16.1.11

Obsequio

Un amigo argumentó en una mesa de tragos que uno a los hijos no debe escogerles ni siquiera el equipo de futbol. Que el mejor regalo que uno les puede dar es la libertad para escogerlo todo – profesión, religión, partido político, equipo de fútbol. Todos estuvimos tácitamente de acuerdo con los primeros tres, pero el concepto de vestir a los hijos con la camiseta del equipo de uno fue arduamente debatido. La discusión no llegó a ningún acuerdo, por el contrario, la mesa se dividió ortodoxamente entre ambos bandos.

Quiero que mis hijos sean apasionadamente liguistas para que vivan esa hermosa metáfora de la vida que es el fútbol, y que además lo hagan siendo parte del clan, de todos los primos fanáticos, y así satisfagan ese instinto primitivo de pertenecer a un grupo, de obtener identidad a partir de lo colectivo. 'Así como lo hicimos los primos de nuestra generación, quiero que mis hijos viajen en bus y conozcan muchos de los rincones de este país en sus peregrinaciones a los estadios. Que sientan terror al ver a uno de sus primos salir con la cabeza ensangrentada tras ser golpeado con un caracol por un aficionado sancarleño. Que se enorgullezcan al ver a ese mismo primo saltarse la malla, burlar la seguridad y perseguir al árbitro que nos había anulado un gol durante el clásico nacional. Quiero que recorten la foto del ´energúmeno alajuelense que quiso hacer justicia con sus propias manos´ y la peguen en la puerta de su cuarto como trofeo de guerra.

Me haría muy feliz que su primera pacha de guaro sea comprada en las afueras del Fello Meza, a la edad de catorce años y que junto a los primos y bajo los efectos del alcohol se rían hasta más no poder mientras cantan el himno.
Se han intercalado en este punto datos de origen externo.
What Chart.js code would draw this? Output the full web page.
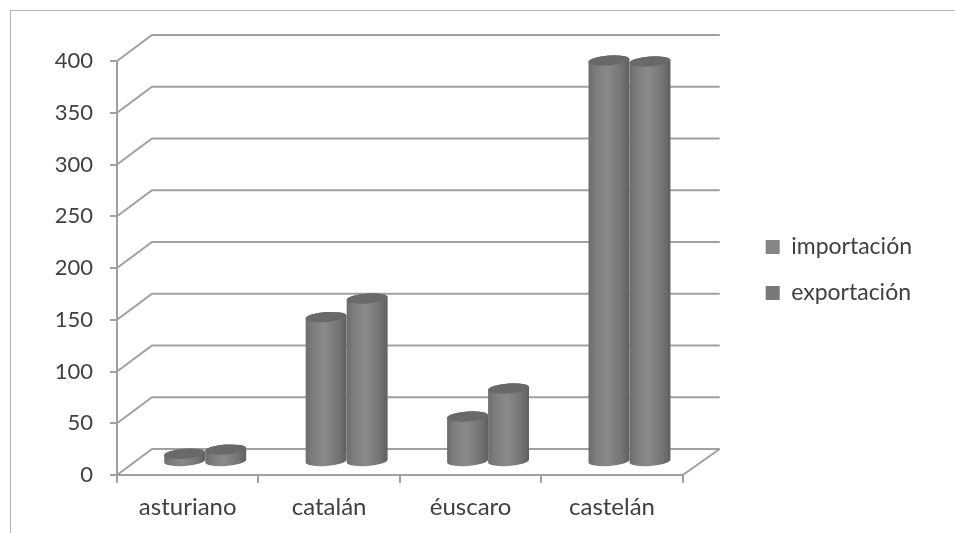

Quiero que sean juntabolas en los partidos con el único objetivo de estar más cerca de sus héroes; que llenen bolsas de miados colectivos; que sean fundadores de alguna barra brava; que sean perseguidos en La Sabana por una turba de saprisistas; que, ¿por qué no?, le rompan la cara a algún morado; que junten dinero para comprar una manta o el bombo que llevará el ritmo de los cánticos; que discutan la nueva contratación comiéndose un pastelillo de papa y tomándose una cerveza afuera del Morera antes de que empiece el partido.

Me haría feliz ver a mis hijos llorar desconsoladamente la perdida de un campeonato, e igual de feliz verlos llorar de emoción al celebrar el gol del triunfo y la obtención de un nuevo título. Quiero que mis hijos sueñen con tener hijos liguistas y que difícilmente acepten novias o novios saprisistas.

A mis hijos e hijas recién nacidos no los bautizaré ni les pondré nombres de heroicos guerrilleros, pero con el mayor orgullo paternal los vestiré de rojo y negro antes que aprendan a caminar o a hablar, y les contaré historias de las grandes hazañas de un técnico llamado Badú, de los goles de un Gugui Ulate, de Miso Matador, de un tal Chunche, de como casi casi le ganamos al River Plate, de la zurda de Izaguirre o del pundonor campesino de Arnaez.

Lograr que mis hijos sean liguistas no es robarles su libertad. Lo contrario. Es regalarles una experiencia familiar y colectiva profunda, una forma más de apasionarse por la vida. Igual de importante, es el poder regocijarse al ver a un Brayan Ruiz deshacerse del último defensa y el portero morado con la exquisitez de su zurda y así anotar el gol que nos permitió a todos levantar la copa.